-------- RECORDS TO USE --------
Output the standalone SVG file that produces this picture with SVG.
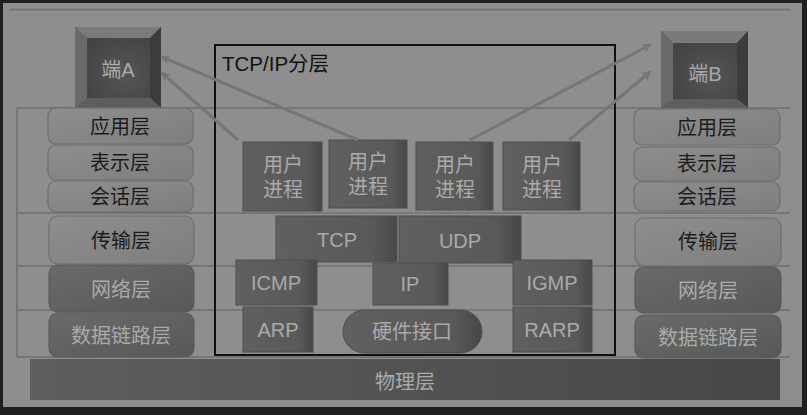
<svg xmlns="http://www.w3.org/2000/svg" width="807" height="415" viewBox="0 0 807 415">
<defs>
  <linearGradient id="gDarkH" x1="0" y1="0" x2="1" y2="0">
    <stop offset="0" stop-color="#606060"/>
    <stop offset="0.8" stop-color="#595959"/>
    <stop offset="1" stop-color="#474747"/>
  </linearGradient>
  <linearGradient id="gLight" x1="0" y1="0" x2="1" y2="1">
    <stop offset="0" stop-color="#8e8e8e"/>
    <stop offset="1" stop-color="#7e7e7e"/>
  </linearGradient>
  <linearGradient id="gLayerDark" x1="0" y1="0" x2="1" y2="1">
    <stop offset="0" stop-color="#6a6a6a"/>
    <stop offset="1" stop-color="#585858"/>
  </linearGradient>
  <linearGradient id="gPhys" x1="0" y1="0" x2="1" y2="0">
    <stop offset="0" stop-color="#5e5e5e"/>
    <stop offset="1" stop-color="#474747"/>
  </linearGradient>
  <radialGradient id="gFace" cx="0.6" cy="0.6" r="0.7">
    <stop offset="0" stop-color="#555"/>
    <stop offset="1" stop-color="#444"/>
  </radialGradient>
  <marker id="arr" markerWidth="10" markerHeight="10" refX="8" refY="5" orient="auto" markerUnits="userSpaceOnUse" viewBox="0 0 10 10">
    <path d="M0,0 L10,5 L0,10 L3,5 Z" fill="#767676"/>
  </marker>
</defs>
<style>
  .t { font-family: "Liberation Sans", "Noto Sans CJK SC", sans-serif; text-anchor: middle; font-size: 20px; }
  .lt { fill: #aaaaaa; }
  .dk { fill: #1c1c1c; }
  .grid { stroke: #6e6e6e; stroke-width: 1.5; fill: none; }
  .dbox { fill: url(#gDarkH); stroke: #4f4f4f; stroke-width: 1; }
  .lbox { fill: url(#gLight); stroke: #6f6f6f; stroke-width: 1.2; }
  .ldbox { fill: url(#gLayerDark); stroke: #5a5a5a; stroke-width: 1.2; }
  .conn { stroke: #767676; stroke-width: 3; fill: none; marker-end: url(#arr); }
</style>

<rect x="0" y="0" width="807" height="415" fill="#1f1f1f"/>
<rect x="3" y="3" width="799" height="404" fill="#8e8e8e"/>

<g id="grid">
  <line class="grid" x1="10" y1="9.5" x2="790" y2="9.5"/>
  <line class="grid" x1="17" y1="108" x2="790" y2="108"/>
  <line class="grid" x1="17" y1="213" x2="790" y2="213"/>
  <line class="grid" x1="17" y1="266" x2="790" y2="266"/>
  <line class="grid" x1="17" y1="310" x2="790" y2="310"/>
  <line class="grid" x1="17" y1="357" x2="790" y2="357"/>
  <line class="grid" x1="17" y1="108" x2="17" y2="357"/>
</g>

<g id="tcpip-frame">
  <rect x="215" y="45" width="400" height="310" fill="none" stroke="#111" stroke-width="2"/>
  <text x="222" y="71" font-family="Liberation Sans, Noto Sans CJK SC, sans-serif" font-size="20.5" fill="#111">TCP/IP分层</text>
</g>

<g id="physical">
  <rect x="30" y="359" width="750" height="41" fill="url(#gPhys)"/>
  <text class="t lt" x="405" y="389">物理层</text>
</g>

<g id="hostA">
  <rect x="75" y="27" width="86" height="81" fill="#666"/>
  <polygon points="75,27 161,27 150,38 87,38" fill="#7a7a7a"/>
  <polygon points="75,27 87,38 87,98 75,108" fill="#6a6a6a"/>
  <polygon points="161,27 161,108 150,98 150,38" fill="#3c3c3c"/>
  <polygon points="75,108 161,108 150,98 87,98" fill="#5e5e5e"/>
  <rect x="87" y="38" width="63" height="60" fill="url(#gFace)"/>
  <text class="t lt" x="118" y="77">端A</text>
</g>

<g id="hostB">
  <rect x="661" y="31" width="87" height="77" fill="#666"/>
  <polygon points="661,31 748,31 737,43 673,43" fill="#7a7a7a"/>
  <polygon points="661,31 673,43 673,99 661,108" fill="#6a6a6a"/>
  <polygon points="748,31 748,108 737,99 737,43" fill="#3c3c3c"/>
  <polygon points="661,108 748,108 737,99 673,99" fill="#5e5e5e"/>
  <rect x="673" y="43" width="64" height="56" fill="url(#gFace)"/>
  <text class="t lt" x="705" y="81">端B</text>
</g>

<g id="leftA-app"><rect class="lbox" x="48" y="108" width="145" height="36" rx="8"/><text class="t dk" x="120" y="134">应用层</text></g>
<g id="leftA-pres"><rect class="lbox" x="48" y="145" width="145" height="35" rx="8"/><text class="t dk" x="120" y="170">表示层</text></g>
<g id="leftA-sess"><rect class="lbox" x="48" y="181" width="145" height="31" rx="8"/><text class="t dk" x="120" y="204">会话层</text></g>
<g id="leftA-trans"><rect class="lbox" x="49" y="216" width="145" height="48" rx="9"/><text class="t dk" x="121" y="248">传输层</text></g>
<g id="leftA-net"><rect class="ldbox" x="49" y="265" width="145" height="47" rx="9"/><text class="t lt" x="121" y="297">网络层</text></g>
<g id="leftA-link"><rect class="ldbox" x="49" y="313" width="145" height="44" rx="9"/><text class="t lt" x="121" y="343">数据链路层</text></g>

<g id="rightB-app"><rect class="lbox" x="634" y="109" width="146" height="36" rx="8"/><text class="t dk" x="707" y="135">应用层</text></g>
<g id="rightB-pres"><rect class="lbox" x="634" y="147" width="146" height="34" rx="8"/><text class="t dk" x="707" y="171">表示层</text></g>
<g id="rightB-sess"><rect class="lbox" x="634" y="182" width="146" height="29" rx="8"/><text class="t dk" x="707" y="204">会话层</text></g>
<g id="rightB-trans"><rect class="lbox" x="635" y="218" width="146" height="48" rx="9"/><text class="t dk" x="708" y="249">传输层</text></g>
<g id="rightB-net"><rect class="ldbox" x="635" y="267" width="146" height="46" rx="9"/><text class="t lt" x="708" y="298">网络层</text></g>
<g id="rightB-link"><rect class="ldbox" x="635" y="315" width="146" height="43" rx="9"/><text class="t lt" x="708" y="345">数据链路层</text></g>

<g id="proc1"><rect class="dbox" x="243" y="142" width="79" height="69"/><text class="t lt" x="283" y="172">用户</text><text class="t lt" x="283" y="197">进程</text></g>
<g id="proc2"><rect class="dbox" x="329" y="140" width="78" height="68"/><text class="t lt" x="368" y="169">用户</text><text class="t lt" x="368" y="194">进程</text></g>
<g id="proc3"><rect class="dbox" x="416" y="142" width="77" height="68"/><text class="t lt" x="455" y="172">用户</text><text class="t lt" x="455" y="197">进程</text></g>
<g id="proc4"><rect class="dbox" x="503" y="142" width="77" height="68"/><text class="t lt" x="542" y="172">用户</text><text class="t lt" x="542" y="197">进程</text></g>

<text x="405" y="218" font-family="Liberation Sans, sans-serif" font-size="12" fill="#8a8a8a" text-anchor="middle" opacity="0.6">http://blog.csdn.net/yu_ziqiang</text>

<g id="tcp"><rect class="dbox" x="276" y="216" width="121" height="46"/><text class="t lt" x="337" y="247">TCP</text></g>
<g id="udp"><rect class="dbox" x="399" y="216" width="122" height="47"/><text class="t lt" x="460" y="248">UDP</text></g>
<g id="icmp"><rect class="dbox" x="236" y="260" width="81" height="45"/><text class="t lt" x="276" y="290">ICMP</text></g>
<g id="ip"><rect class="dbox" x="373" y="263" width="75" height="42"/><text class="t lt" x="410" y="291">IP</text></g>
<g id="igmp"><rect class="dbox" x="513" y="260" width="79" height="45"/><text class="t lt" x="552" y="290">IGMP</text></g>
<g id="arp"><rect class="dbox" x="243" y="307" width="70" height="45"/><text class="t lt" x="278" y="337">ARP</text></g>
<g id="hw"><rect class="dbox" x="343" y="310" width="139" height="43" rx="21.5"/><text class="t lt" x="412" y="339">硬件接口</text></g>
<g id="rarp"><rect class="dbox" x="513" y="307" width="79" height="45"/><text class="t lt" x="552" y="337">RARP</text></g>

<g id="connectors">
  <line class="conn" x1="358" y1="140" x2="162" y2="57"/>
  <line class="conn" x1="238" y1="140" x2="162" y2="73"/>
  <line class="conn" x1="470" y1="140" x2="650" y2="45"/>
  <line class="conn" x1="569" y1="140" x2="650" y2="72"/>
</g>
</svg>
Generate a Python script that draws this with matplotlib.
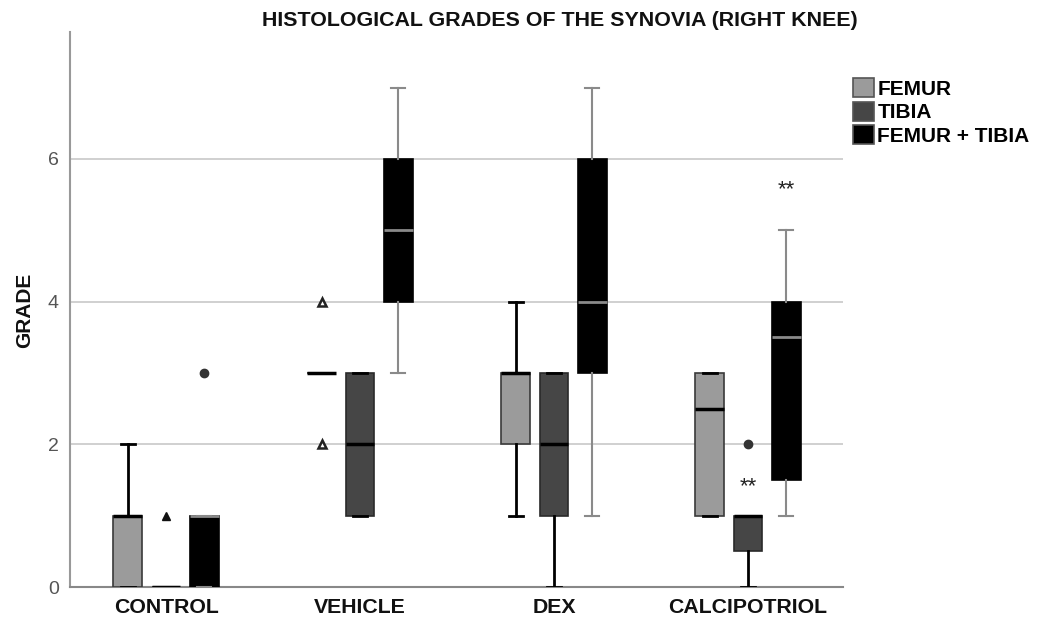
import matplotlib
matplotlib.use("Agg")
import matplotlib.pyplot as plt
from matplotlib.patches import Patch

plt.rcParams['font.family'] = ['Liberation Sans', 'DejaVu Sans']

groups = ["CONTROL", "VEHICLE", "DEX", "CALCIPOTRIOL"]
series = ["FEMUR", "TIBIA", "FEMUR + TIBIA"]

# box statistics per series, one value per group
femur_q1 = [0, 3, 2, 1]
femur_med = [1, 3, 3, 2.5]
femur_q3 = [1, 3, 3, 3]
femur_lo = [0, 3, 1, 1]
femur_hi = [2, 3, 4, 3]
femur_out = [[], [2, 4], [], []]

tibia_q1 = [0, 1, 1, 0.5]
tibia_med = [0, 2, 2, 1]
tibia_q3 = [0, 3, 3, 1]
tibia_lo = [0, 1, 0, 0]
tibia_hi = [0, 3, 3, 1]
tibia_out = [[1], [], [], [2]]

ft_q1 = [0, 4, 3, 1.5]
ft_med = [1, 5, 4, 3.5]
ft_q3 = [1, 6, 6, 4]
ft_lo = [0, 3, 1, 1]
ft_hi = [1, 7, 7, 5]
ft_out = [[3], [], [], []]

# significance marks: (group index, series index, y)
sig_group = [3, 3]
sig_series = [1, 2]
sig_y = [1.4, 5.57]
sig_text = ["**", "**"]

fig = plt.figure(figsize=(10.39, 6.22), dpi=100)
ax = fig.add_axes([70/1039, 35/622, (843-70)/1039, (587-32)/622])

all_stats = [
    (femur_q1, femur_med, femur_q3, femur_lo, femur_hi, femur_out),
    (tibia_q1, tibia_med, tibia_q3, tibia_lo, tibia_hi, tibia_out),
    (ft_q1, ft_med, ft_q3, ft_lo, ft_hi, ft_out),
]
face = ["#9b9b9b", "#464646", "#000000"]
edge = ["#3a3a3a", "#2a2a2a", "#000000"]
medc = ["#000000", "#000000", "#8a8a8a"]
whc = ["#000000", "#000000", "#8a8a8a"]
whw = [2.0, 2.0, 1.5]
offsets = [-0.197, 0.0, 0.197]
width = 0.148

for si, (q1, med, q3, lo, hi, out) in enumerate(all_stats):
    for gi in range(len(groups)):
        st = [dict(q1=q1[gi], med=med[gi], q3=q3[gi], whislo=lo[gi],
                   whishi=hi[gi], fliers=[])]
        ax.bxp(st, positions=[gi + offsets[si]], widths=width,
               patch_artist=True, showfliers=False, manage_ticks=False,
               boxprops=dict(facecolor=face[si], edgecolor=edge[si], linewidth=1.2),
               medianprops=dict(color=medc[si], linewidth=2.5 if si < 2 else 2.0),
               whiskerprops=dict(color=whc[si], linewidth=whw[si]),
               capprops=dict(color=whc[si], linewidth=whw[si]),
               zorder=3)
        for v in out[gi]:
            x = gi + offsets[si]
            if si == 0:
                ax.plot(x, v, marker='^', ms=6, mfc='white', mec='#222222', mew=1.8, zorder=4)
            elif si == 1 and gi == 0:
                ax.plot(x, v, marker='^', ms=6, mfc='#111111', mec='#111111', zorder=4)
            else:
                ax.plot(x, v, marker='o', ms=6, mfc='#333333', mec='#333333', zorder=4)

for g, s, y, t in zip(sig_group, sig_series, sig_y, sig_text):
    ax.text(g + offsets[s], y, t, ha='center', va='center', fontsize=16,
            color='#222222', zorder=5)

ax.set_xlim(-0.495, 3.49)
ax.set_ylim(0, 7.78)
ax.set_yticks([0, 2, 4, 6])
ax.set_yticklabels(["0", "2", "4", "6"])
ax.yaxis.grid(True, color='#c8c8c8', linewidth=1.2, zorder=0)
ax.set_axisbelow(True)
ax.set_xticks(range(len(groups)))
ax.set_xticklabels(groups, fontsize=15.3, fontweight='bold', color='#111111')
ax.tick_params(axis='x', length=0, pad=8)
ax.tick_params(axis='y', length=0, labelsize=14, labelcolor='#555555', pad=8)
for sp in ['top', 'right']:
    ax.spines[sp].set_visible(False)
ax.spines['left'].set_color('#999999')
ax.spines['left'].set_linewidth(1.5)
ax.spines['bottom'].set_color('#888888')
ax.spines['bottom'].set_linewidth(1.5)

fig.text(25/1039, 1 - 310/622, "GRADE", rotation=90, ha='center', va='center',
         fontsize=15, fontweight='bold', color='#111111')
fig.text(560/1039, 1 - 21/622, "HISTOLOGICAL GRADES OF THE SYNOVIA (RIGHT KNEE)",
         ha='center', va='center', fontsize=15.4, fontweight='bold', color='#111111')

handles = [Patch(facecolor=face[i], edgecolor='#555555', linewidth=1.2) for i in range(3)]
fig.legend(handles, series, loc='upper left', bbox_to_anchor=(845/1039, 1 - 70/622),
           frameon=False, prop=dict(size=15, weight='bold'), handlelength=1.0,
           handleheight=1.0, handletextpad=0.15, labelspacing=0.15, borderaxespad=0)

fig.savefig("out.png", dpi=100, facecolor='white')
--------
- DO THIS -
Starting at the line containing "Generate a Python" and stopping after the line containing "ft_out = [[3], [], [], []]", give the lines again exactly and leave out every image.

- THE OUTPUT -
Generate a Python script that draws this with matplotlib.
import matplotlib
matplotlib.use("Agg")
import matplotlib.pyplot as plt
from matplotlib.patches import Patch

plt.rcParams['font.family'] = ['Liberation Sans', 'DejaVu Sans']

groups = ["CONTROL", "VEHICLE", "DEX", "CALCIPOTRIOL"]
series = ["FEMUR", "TIBIA", "FEMUR + TIBIA"]

# box statistics per series, one value per group
femur_q1 = [0, 3, 2, 1]
femur_med = [1, 3, 3, 2.5]
femur_q3 = [1, 3, 3, 3]
femur_lo = [0, 3, 1, 1]
femur_hi = [2, 3, 4, 3]
femur_out = [[], [2, 4], [], []]

tibia_q1 = [0, 1, 1, 0.5]
tibia_med = [0, 2, 2, 1]
tibia_q3 = [0, 3, 3, 1]
tibia_lo = [0, 1, 0, 0]
tibia_hi = [0, 3, 3, 1]
tibia_out = [[1], [], [], [2]]

ft_q1 = [0, 4, 3, 1.5]
ft_med = [1, 5, 4, 3.5]
ft_q3 = [1, 6, 6, 4]
ft_lo = [0, 3, 1, 1]
ft_hi = [1, 7, 7, 5]
ft_out = [[3], [], [], []]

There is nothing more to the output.